Subject: I have found a CD that I think you would enjoy
|Francesco Cigada, Ernesto Badini, Giacomo Meyerbeer|
Antonio Paoli in arias from Otello, Il Trovatore...
Genres: Special Interest, Pop, Classical
A first rate Puerto Rican tenor!
Impostazione | New York City Area | 12/05/2006
(5 out of 5 stars)
"How do I begin? Well, Antonio Paoli had an enormous, vibrant, forward, sometimes hesitant, color varied, pingy, puissant bel canto heroic tenor voice. Lauri-Volpi wrote in Parallel Voices of his massive vibrations that set him, along with Bernardo de Muro apart as the largest of the dramatic voices of his time. Lauri-Volpi also sang during Del Monaco's time. In fact, one could say that Del Monaco's Otello was definitely inspired by Paoli as there are similarities in their tonal delivery - but only perhaps in Otello - (as otherwise) del Monaco recalls Galliano Masini. One could also say that de Muro must have used Paoli as the supreme example for his style of singing in that if played track to track it is difficult to distinguish them especially at the top. The difference being that Paoli used a forward bel canto tone, and de Muro was more chesty in the verismo manner, pushed.
It is exactly that uniqueness of the bel canto approach that distinguishes Antonio Paoli and what may have contributed to his loss of popularity in the height of verismo.

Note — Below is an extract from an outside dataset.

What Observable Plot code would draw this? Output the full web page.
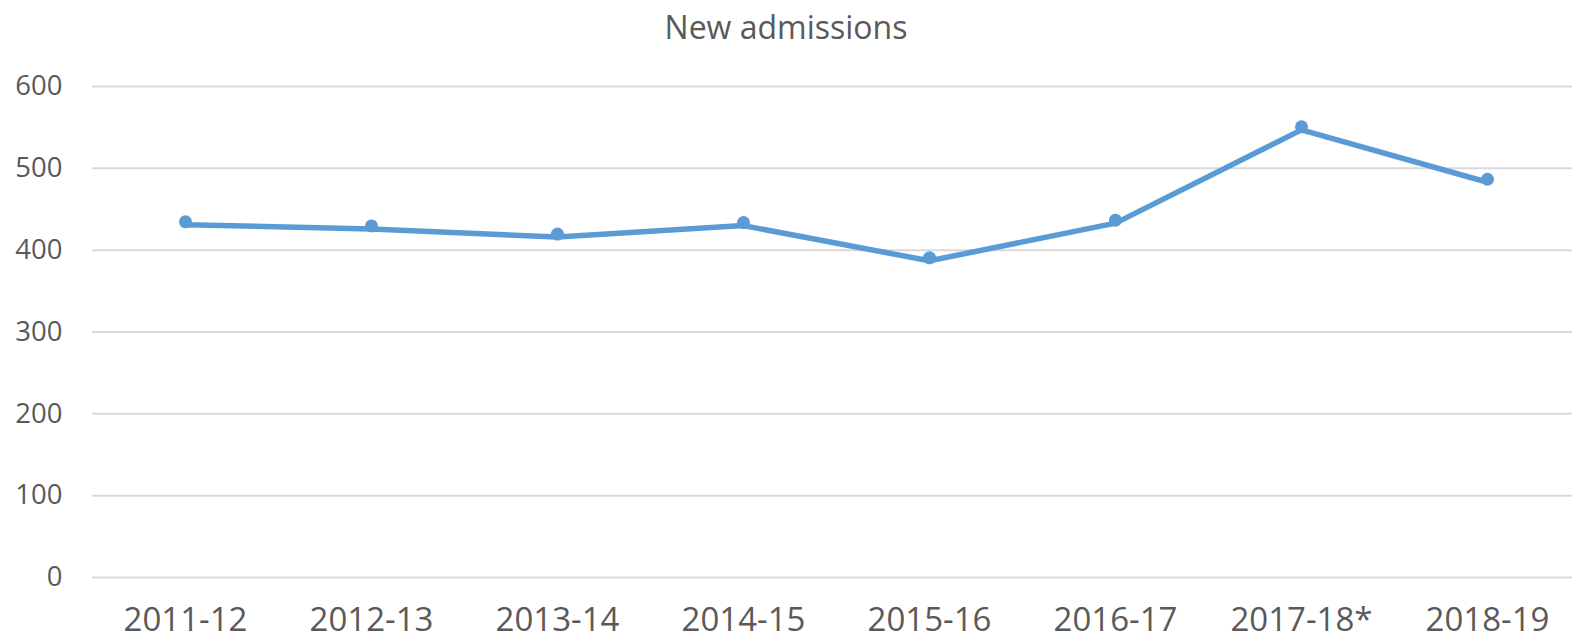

His tone is not always beautiful but it is never pushed - ever and it is one legato line. He does not obscure consonants to obtain legato like dramatics in our time. Words have less meaning in our time, which makes sense - expressive artists are generally not employed. Musically, he has an exciting way of creating tension in the line by raising the pitch by a quarter-tone or less, and attacking the notes before the beat on which they fall. He seems gifted to find those oppurtune places in the music.
His bel canto method does not prevent any dramatic use his voice, for even though minimal breath escapes in the line, his Pagliacci scenes (on this set) possess supreme accent of dramatic timing and a full exploitation of the chest vibrations which ring more than any singer I have heard. Once again, he possesses bel canto, dramatic, and rhythmic gifts, and here in lies Paoli's contribution, uniqueness, and genius. Paoli is probably the most underrated tenor I have encountered.
Yet, a strange tentative quality abides much of the time - the same one Rosa Ponselle battled with."